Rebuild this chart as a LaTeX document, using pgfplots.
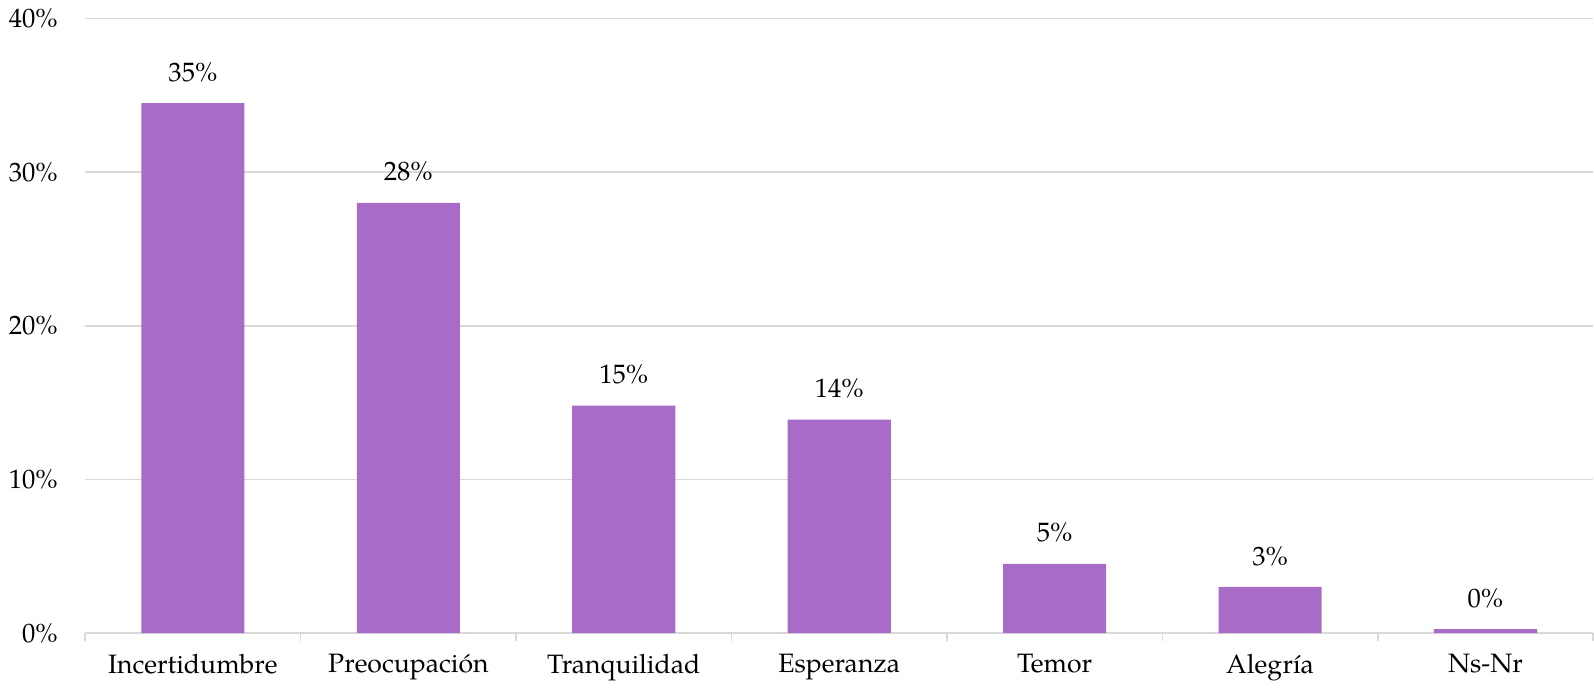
\documentclass[border=0pt]{standalone}
\usepackage{fontspec}
\setmainfont{TeX Gyre Pagella}
\usepackage{pgfplots}
\pgfplotsset{compat=1.18}
\definecolor{barc}{HTML}{A86BC7}
\definecolor{gridc}{HTML}{D9D9D9}
\begin{document}
\fontsize{13.2}{16}\selectfont
\begin{tikzpicture}
\begin{axis}[
  scale only axis,
  width=746bp, height=304bp,
  xmin=-0.5, xmax=6.5,
  ymin=0, ymax=40,
  ybar, bar width=51bp,
  xtick={0,...,6},
  xticklabels={Incertidumbre,Preocupación,Tranquilidad,Esperanza,Temor,Alegría,Ns-Nr},
  minor xtick={-0.5,0.5,...,6.5},
  major tick length=0pt,
  minor tick length=4bp,
  xtick style={draw=gridc, line width=0.8pt},
  minor x tick style={draw=gridc, line width=0.8pt},
  xtick align=outside,
  ytick={0,10,20,30,40},
  yticklabel={\pgfmathprintnumber{\tick}\%},
  /pgf/number format/assume math mode=true,
  ymajorgrids, grid style={draw=gridc, line width=0.8pt},
  axis x line*=bottom,
  axis y line*=left,
  y axis line style={draw=none},
  x axis line style={draw=gridc, line width=0.8pt, -},
  ytick style={draw=none},
  yticklabel style={font=\fontsize{13.2}{16}\selectfont, xshift=-9bp},
  xticklabel style={font=\fontsize{13.2}{16}\selectfont, yshift=-6bp},
  every node near coord/.append style={font=\fontsize{13.2}{16}\selectfont, color=black, yshift=6bp},
  nodes near coords={\pgfmathprintnumber[fixed,precision=0,assume math mode=true]{\pgfplotspointmeta}\%},
  point meta=explicit,
  clip=false,
]
\addplot[fill=barc, draw=none] coordinates {
 (0,34.5) [35]
 (1,28.0) [28]
 (2,14.8) [15]
 (3,13.9) [14]
 (4,4.5) [5]
 (5,3.0) [3]
 (6,0.25) [0]
};
\end{axis}
\end{tikzpicture}
\end{document}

(Task details)
Quote all the lines above exactly as given. Do not include the pictures.

(Full answer)
Rebuild this chart as a LaTeX document, using pgfplots.
\documentclass[border=0pt]{standalone}
\usepackage{fontspec}
\setmainfont{TeX Gyre Pagella}
\usepackage{pgfplots}
\pgfplotsset{compat=1.18}
\definecolor{barc}{HTML}{A86BC7}
\definecolor{gridc}{HTML}{D9D9D9}
\begin{document}
\fontsize{13.2}{16}\selectfont
\begin{tikzpicture}
\begin{axis}[
  scale only axis,
  width=746bp, height=304bp,
  xmin=-0.5, xmax=6.5,
  ymin=0, ymax=40,
  ybar, bar width=51bp,
  xtick={0,...,6},
  xticklabels={Incertidumbre,Preocupación,Tranquilidad,Esperanza,Temor,Alegría,Ns-Nr},
  minor xtick={-0.5,0.5,...,6.5},
  major tick length=0pt,
  minor tick length=4bp,
  xtick style={draw=gridc, line width=0.8pt},
  minor x tick style={draw=gridc, line width=0.8pt},
  xtick align=outside,
  ytick={0,10,20,30,40},
  yticklabel={\pgfmathprintnumber{\tick}\%},
  /pgf/number format/assume math mode=true,
  ymajorgrids, grid style={draw=gridc, line width=0.8pt},
  axis x line*=bottom,
  axis y line*=left,
  y axis line style={draw=none},
  x axis line style={draw=gridc, line width=0.8pt, -},
  ytick style={draw=none},
  yticklabel style={font=\fontsize{13.2}{16}\selectfont, xshift=-9bp},
  xticklabel style={font=\fontsize{13.2}{16}\selectfont, yshift=-6bp},
  every node near coord/.append style={font=\fontsize{13.2}{16}\selectfont, color=black, yshift=6bp},
  nodes near coords={\pgfmathprintnumber[fixed,precision=0,assume math mode=true]{\pgfplotspointmeta}\%},
  point meta=explicit,
  clip=false,
]
\addplot[fill=barc, draw=none] coordinates {
 (0,34.5) [35]
 (1,28.0) [28]
 (2,14.8) [15]
 (3,13.9) [14]
 (4,4.5) [5]
 (5,3.0) [3]
 (6,0.25) [0]
};
\end{axis}
\end{tikzpicture}
\end{document}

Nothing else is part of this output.